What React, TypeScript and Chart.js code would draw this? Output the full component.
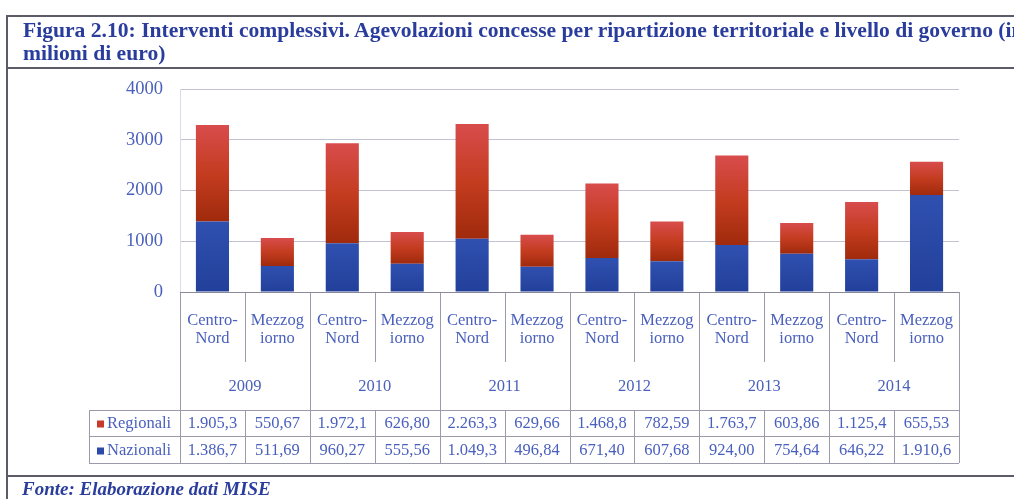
import React, { useEffect, useRef } from "react";
import { Chart, registerables } from "chart.js";

Chart.register(...registerables);

// ---- data ----
const years = ["2009", "2010", "2011", "2012", "2013", "2014"];
const areas = ["Centro-Nord", "Mezzogiorno"];
const areaLines = [["Centro-", "Nord"], ["Mezzog", "iorno"]];
const categories = years.flatMap((y) => areas.map((a) => `${a} ${y}`));
const regionali = [1905.3, 550.67, 1972.1, 626.8, 2263.3, 629.66, 1468.8, 782.59, 1763.7, 603.86, 1125.4, 655.53];
const nazionali = [1386.7, 511.69, 960.27, 555.56, 1049.3, 496.84, 671.4, 607.68, 924.0, 754.64, 646.22, 1910.6];
const seriesNames = ["Regionali", "Nazionali"];
const yMin = 0;
const yMax = 4000;
const yStep = 1000;

const TEXT_BLUE = "#4a60bd";
const TITLE_BLUE = "#2a3d9c";
const RED = "#c83a2c";
const BLUE = "#2c4aaa";
const LINE = "#9a9aaa";
const SERIF = "'Liberation Serif', 'Times New Roman', serif";

function fmt(v: number): string {
  const intDigits = Math.floor(Math.abs(v)).toString().length;
  const dec = Math.max(0, 5 - intDigits);
  const [ip, dp] = v.toFixed(dec).split(".");
  const grouped = ip.replace(/\B(?=(\d{3})+(?!\d))/g, ".");
  return dp ? `${grouped},${dp}` : grouped;
}

function redFill(ctx: any) {
  const chart = ctx.chart;
  const y = chart.scales?.y;
  if (!chart.chartArea || !y) return RED;
  const i = ctx.dataIndex;
  const base = y.getPixelForValue(nazionali[i]);
  const top = y.getPixelForValue(nazionali[i] + regionali[i]);
  if (!isFinite(base) || !isFinite(top) || base === top) return RED;
  const g = chart.ctx.createLinearGradient(0, top, 0, base);
  g.addColorStop(0, "#d84c4c");
  g.addColorStop(0.5, "#c43c20");
  g.addColorStop(1, "#a02a0c");
  return g;
}

function blueFill(ctx: any) {
  const chart = ctx.chart;
  const y = chart.scales?.y;
  if (!chart.chartArea || !y) return BLUE;
  const i = ctx.dataIndex;
  const base = y.getPixelForValue(0);
  const top = y.getPixelForValue(nazionali[i]);
  if (!isFinite(base) || !isFinite(top) || base === top) return BLUE;
  const g = chart.ctx.createLinearGradient(0, top, 0, base);
  g.addColorStop(0, "#3050b0");
  g.addColorStop(1, "#22409a");
  return g;
}

const tablePlugin = {
  id: "dataTable",
  afterDraw(chart: any) {
    const { ctx, chartArea: ca, scales } = chart;
    const x = scales.x;
    const n = categories.length;
    const w = ca.width / n;
    const top = ca.bottom;
    const innerBottom = top + 70;
    const headBottom = top + 118;
    const rowMid = top + 144;
    const rowBottom = top + 171;
    const labelLeft = 89;
    const L = ca.left;
    const R = ca.right;

    ctx.save();
    ctx.strokeStyle = LINE;
    ctx.lineWidth = 1;
    const line = (x1: number, y1: number, x2: number, y2: number) => {
      ctx.beginPath();
      ctx.moveTo(x1, y1);
      ctx.lineTo(x2, y2);
      ctx.stroke();
    };
    // vertical boundaries
    for (let k = 0; k <= n; k++) {
      const xx = Math.round(L + k * w) + 0.5;
      if (k % 2 === 0) {
        line(xx, top, xx, rowBottom);
      } else {
        line(xx, top, xx, innerBottom);
        line(xx, headBottom, xx, rowBottom);
      }
    }
    // horizontals
    line(labelLeft, Math.round(headBottom) + 0.5, R, Math.round(headBottom) + 0.5);
    line(labelLeft, Math.round(rowMid) + 0.5, R, Math.round(rowMid) + 0.5);
    line(labelLeft, Math.round(rowBottom) + 0.5, R, Math.round(rowBottom) + 0.5);
    line(labelLeft + 0.5, headBottom, labelLeft + 0.5, rowBottom);
    // axis line
    ctx.strokeStyle = "#8a8a9a";
    line(L, Math.round(top) + 0.5, R, Math.round(top) + 0.5);

    // texts
    ctx.fillStyle = TEXT_BLUE;
    ctx.font = `16.5px ${SERIF}`;
    ctx.textAlign = "center";
    ctx.textBaseline = "middle";
    for (let i = 0; i < n; i++) {
      const cx = x.getPixelForValue(i);
      const lines = areaLines[i % 2];
      ctx.fillText(lines[0], cx, top + 29);
      ctx.fillText(lines[1], cx, top + 47);
      ctx.fillText(fmt(regionali[i]), cx, top + 132);
      ctx.fillText(fmt(nazionali[i]), cx, top + 159);
    }
    for (let j = 0; j < years.length; j++) {
      const cx = L + (2 * j + 1) * w;
      ctx.fillText(years[j], cx, top + 95);
    }
    // legend column
    ctx.textAlign = "left";
    const rows = [
      { name: seriesNames[0], color: RED, y: top + 132 },
      { name: seriesNames[1], color: BLUE, y: top + 159 },
    ];
    rows.forEach((r) => {
      ctx.fillStyle = r.color;
      ctx.fillRect(97, r.y - 3.5, 7, 7);
      ctx.fillStyle = TEXT_BLUE;
      ctx.fillText(r.name, 107, r.y);
    });
    ctx.restore();
  },
};

export default function App() {
  const ref = useRef<HTMLCanvasElement | null>(null);

  useEffect(() => {
    if (!ref.current) return;
    const chart = new Chart(ref.current, {
      type: "bar",
      data: {
        labels: categories,
        datasets: [
          {
            label: seriesNames[1],
            data: nazionali,
            backgroundColor: blueFill as any,
            borderWidth: 0,
            barPercentage: 0.51,
            categoryPercentage: 1,
          },
          {
            label: seriesNames[0],
            data: regionali,
            backgroundColor: redFill as any,
            borderWidth: 0,
            barPercentage: 0.51,
            categoryPercentage: 1,
          },
        ],
      },
      options: {
        responsive: false,
        animation: false,
        devicePixelRatio: 1,
        layout: { padding: { top: 89, right: 55, left: 0, bottom: 0 } },
        plugins: {
          legend: { display: false },
          title: { display: false },
          tooltip: { enabled: false },
        },
        scales: {
          x: {
            stacked: true,
            ticks: { display: false },
            grid: { display: false },
            border: { display: false },
            afterFit: (s: any) => {
              s.height = 207;
            },
          },
          y: {
            stacked: true,
            min: yMin,
            max: yMax,
            ticks: {
              stepSize: yStep,
              color: TEXT_BLUE,
              padding: 17,
              font: { family: SERIF, size: 18.5 },
              callback: (v: any) => String(v),
            },
            grid: { color: "#c2c2d2", drawTicks: false, lineWidth: 1 },
            border: { display: true, color: "#dcdce8" },
            afterFit: (s: any) => {
              s.width = 180;
            },
          },
        },
      },
      plugins: [tablePlugin],
    });
    return () => chart.destroy();
  }, []);

  const hline = (top: number): React.CSSProperties => ({
    position: "absolute",
    left: 6,
    top,
    width: 1008,
    height: 2,
    background: "#5c5c68",
  });

  return (
    <div style={{ position: "absolute", left: 0, top: 0, width: 1014, height: 499, overflow: "hidden", background: "#fff" }}>
      <canvas ref={ref} width={1014} height={499} style={{ position: "absolute", left: 0, top: 0 }} />
      <div style={hline(15)} />
      <div style={hline(67)} />
      <div style={hline(475)} />
      <div style={{ position: "absolute", left: 6, top: 15, width: 2, height: 484, background: "#5c5c68" }} />
      <div
        style={{
          position: "absolute",
          left: 23,
          top: 19,
          width: 991,
          overflow: "hidden",
          whiteSpace: "nowrap",
          fontFamily: SERIF,
          fontWeight: "bold",
          fontSize: 21.6,
          lineHeight: "23px",
          color: TITLE_BLUE,
        }}
      >
        <div>Figura 2.10: Interventi complessivi. Agevolazioni concesse per ripartizione territoriale e livello di governo (in</div>
        <div>milioni di euro)</div>
      </div>
      <div
        style={{
          position: "absolute",
          left: 22,
          top: 478,
          whiteSpace: "nowrap",
          fontFamily: SERIF,
          fontWeight: "bold",
          fontStyle: "italic",
          fontSize: 19,
          lineHeight: "22px",
          color: TITLE_BLUE,
        }}
      >
        Fonte: Elaborazione dati MISE
      </div>
    </div>
  );
}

*****

Print the data above verbatim from the first line through the line holding "const yStep = 1000;", leaving every picture out.

§ **Answer to this task**
What React, TypeScript and Chart.js code would draw this? Output the full component.
import React, { useEffect, useRef } from "react";
import { Chart, registerables } from "chart.js";

Chart.register(...registerables);

// ---- data ----
const years = ["2009", "2010", "2011", "2012", "2013", "2014"];
const areas = ["Centro-Nord", "Mezzogiorno"];
const areaLines = [["Centro-", "Nord"], ["Mezzog", "iorno"]];
const categories = years.flatMap((y) => areas.map((a) => `${a} ${y}`));
const regionali = [1905.3, 550.67, 1972.1, 626.8, 2263.3, 629.66, 1468.8, 782.59, 1763.7, 603.86, 1125.4, 655.53];
const nazionali = [1386.7, 511.69, 960.27, 555.56, 1049.3, 496.84, 671.4, 607.68, 924.0, 754.64, 646.22, 1910.6];
const seriesNames = ["Regionali", "Nazionali"];
const yMin = 0;
const yMax = 4000;
const yStep = 1000;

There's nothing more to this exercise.